Jason Phelps waves to his family as he makes his way down Route 9 towards his home in Haydenville where his family was waiting to greet him after spending 85 days and walking 872 miles on the Appalachian Trail.
Jason Phelps waves to his family as he makes his way down Route 9 towards his home in Haydenville where his family was waiting to greet him after spending 85 days and walking 872 miles on the Appalachian Trail. Credit: STAFF PHOTO/CAROL LOLLIS

WILLIAMSBURG — When Jason Phelps arrived at his family’s house on Tuesday morning, he kissed the ground. 

Having just hiked alone for 872 miles over 85 days on the Appalachian Trail from Virginia, both his family and his favorite dessert — a cheesecake made by his mother — were waiting for him when he arrived on foot.

Three years ago, Phelps, 37, and his older brother had hiked from the southernmost part of the trail in Georgia to Daleville, Virginia, a town outside of Roanoke.

This past August, he decided he was looking for a challenge and some time alone to reflect, he said as he sat at the kitchen table in his family’s home.

“I wanted the experience of solitude,” he said. “I knew there would be no one else out there … I pretty much wanted the woods and mountains to myself.”

So he set out in Virginia in December and hiked through several mountain ranges and seven states, covering 10 to 25 miles each day with a 40-pound backpack on before reaching Dalton, Massachusetts. There, he walked about 30 miles on Route 9 to his family’s home in Williamsburg. 

Hiking a long stretch of the Appalachian Trail in the winter is somewhat unusual; most people start in Georgia in the spring and head north or start in Maine in early summer and head south, according to the Appalachian Mountain Club.

“At first it was tough,” he said of the isolation. “I just got used to it, I adapted. I really enjoyed it as a break from everyday life.”

He did see some people on his trek, such as hikers out for the day in the woods or in towns where he would often hitchhike to in order to get more food.

“They said I was crazy,” he recalled. Several snowfalls and ice storms later, Phelps said he’s still sure he picked the right season to go. “I love everything that has to do with winter,” he said.

For a decade, Phelps worked as a snowmaker at Mount Snow in Vermont, putting in 12-hour overnight shifts blasting snow back onto trails.

That experience, along with warm gear, helped him get used to the cold. 

But his trip still got off to a rough start. “I almost didn’t make it past the first day,” Phelps said. 

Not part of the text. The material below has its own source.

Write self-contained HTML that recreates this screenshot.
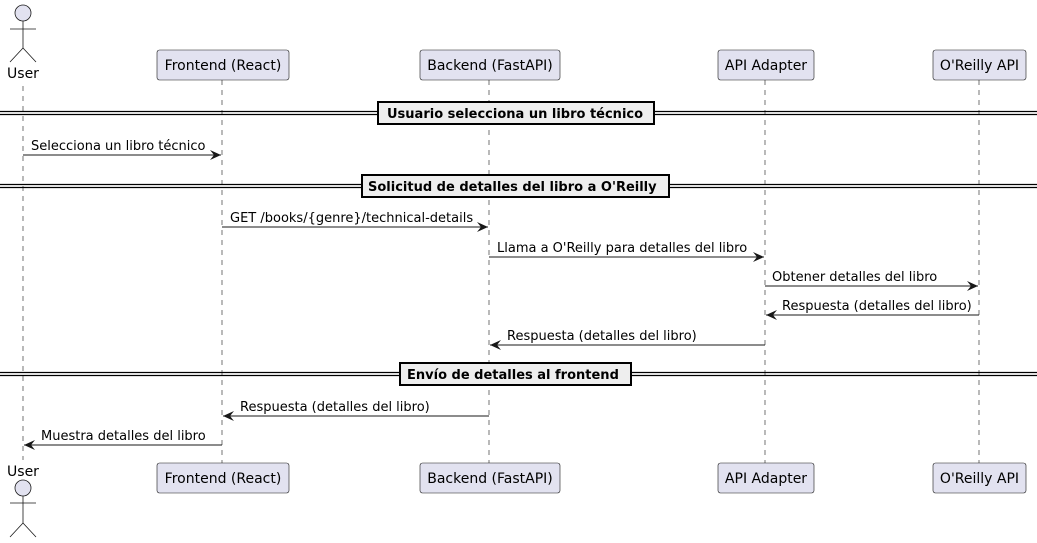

He took off in late morning to trek the first 11 miles in Virginia, but an earlier snowstorm made the terrain challenging, and he didn’t have what he calls his “hiking legs” yet. As daylight faded, he got lost off the trail and panicked. He eventually found the trail and made it to his campsite. 

After briefly passing out, he woke up the next morning, thinking: “I still have 800 miles to go — this is going to be tough,” he recalled. 

Human connections

To help with the discomfort, he took ibuprofen, or “Vitamin I,” as he learned some hikers call it on the trail. After hiking on rocky trails in Pennsylvania, he got shin splits, which forced him to take several days to rest. And he threw his back out getting out of his tent one day, admitting that he had stopped stretching before.

“It’s wicked important to stretch,” Phelps said.

On the trail, Phelps became known as “Rattler” — many Appalachian trail hikers get “trail names,” or nicknames. When camping in Shenandoah, he and another hiker were sleeping in tents inside the shelter, a three-walled wooden structure. 

The next morning, the hiker gave him the nickname as a comment on his snoring. “It was so loud, I was rattling the shelter,” he said.

The people he met along the way, such as the hiker in Shenandoah, ended up being the highlight of the trip.

“It gets me emotional thinking about it,” he said. 

In Harper’s Ferry, West Virginia, for example, he met a group of Mennonites who fed him dinner and gave him kombucha and invited him to spend time in their house while they played fiddle and guitars together, he said.

“They still text me and say, ‘I’m praying for you,’” he said.

While he was looking for food in town in Vernon, New Jersey, a woman pulled over in a BMW. “You need a shower?” she asked him.

She offered him a meal and a place to rest, too.

Phelps’ plans for the next week are to rest and to start gaining back some of the roughly 40 pounds he lost while hiking. Sitting in his family home, he said he wasn’t that tired yet. “It’ll probably hit me in a couple of days,” he said.

He hopes to eventually complete the northern section of the trail, which stretches to Mount Katahdin in Maine — but not in the winter.